> **TASK STATEMENT**: Skip any picture you find and retype all the remaining lines exactly.

>> start DATA FOR PROCESSING

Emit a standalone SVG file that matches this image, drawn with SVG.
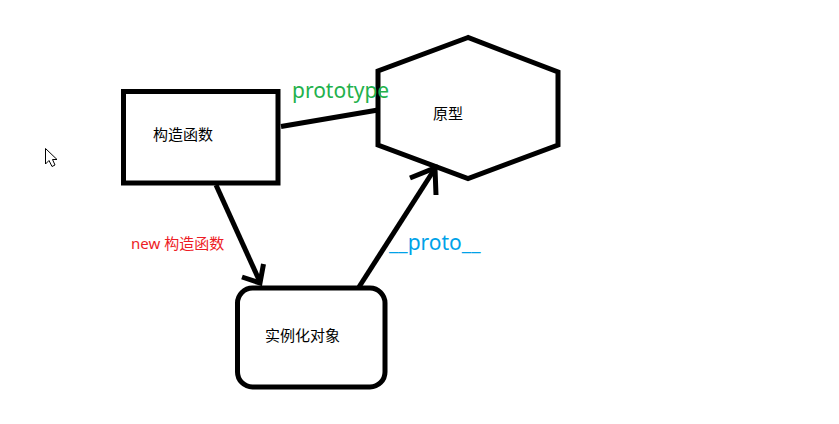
<svg xmlns="http://www.w3.org/2000/svg" width="839" height="424" viewBox="0 0 839 424">
<style>
.shape{fill:none;stroke:#000;stroke-width:5;stroke-linejoin:miter}
.line{fill:none;stroke:#000;stroke-width:5;stroke-linecap:butt}
.t{font-family:"Noto Sans CJK SC","Noto Sans",sans-serif;font-size:15px;fill:#000}
.lbl{font-family:"Noto Sans","Noto Sans CJK SC",sans-serif}
</style>
<rect width="839" height="424" fill="#fff"/>
<path d="M45.5 148.5 L45.5 164 L49 160.5 L52 166.5 L55 165 L52.5 159.5 L57 159.5 Z" fill="#fff" stroke="#000" stroke-width="1"/>
<g id="constructor">
<rect class="shape" x="123.5" y="91.5" width="154.5" height="91.5"/>
<text class="t" x="153" y="140">构造函数</text>
</g>
<g id="prototype-node">
<polygon class="shape" points="468,37.5 378,71 378,145 468,178.5 558,145 558,72"/>
<text class="t" x="433" y="119">原型</text>
</g>
<g id="instance">
<rect class="shape" x="237.5" y="288" width="147.5" height="99" rx="15" ry="15"/>
<text class="t" x="265" y="341">实例化对象</text>
</g>
<g id="connectors">
<line class="line" x1="281" y1="126.5" x2="378" y2="110"/>
<line class="line" x1="216" y1="185" x2="260" y2="282"/>
<polyline class="line" points="242,277 260,283 263.5,264"/>
<line class="line" x1="359" y1="287" x2="434" y2="170"/>
<polyline class="line" points="410,178 435,168 436,195"/>
<text class="lbl" x="292" y="98" font-size="21" fill="#22b14c">prototype</text>
<text class="lbl" x="131" y="249" font-size="15" fill="#ed1c24">new <tspan font-family="Noto Sans CJK SC, sans-serif">构造函数</tspan></text>
<text class="lbl" x="389" y="250" font-size="21" fill="#00a2e8">__proto__</text>
</g>
</svg>
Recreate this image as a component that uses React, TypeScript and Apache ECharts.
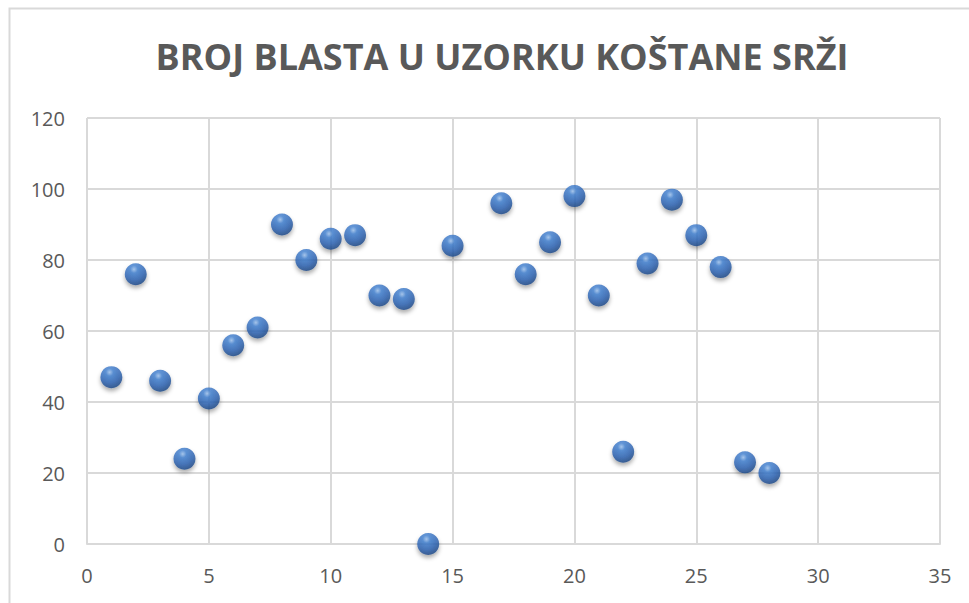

>> end DATA FOR PROCESSING

> **FINAL RESULT**:
Emit a standalone SVG file that matches this image, drawn with SVG.
<svg xmlns="http://www.w3.org/2000/svg" width="839" height="424" viewBox="0 0 839 424">
<style>
.shape{fill:none;stroke:#000;stroke-width:5;stroke-linejoin:miter}
.line{fill:none;stroke:#000;stroke-width:5;stroke-linecap:butt}
.t{font-family:"Noto Sans CJK SC","Noto Sans",sans-serif;font-size:15px;fill:#000}
.lbl{font-family:"Noto Sans","Noto Sans CJK SC",sans-serif}
</style>
<rect width="839" height="424" fill="#fff"/>
<path d="M45.5 148.5 L45.5 164 L49 160.5 L52 166.5 L55 165 L52.5 159.5 L57 159.5 Z" fill="#fff" stroke="#000" stroke-width="1"/>
<g id="constructor">
<rect class="shape" x="123.5" y="91.5" width="154.5" height="91.5"/>
<text class="t" x="153" y="140">构造函数</text>
</g>
<g id="prototype-node">
<polygon class="shape" points="468,37.5 378,71 378,145 468,178.5 558,145 558,72"/>
<text class="t" x="433" y="119">原型</text>
</g>
<g id="instance">
<rect class="shape" x="237.5" y="288" width="147.5" height="99" rx="15" ry="15"/>
<text class="t" x="265" y="341">实例化对象</text>
</g>
<g id="connectors">
<line class="line" x1="281" y1="126.5" x2="378" y2="110"/>
<line class="line" x1="216" y1="185" x2="260" y2="282"/>
<polyline class="line" points="242,277 260,283 263.5,264"/>
<line class="line" x1="359" y1="287" x2="434" y2="170"/>
<polyline class="line" points="410,178 435,168 436,195"/>
<text class="lbl" x="292" y="98" font-size="21" fill="#22b14c">prototype</text>
<text class="lbl" x="131" y="249" font-size="15" fill="#ed1c24">new <tspan font-family="Noto Sans CJK SC, sans-serif">构造函数</tspan></text>
<text class="lbl" x="389" y="250" font-size="21" fill="#00a2e8">__proto__</text>
</g>
</svg>
Recreate this image as a component that uses React, TypeScript and Apache ECharts.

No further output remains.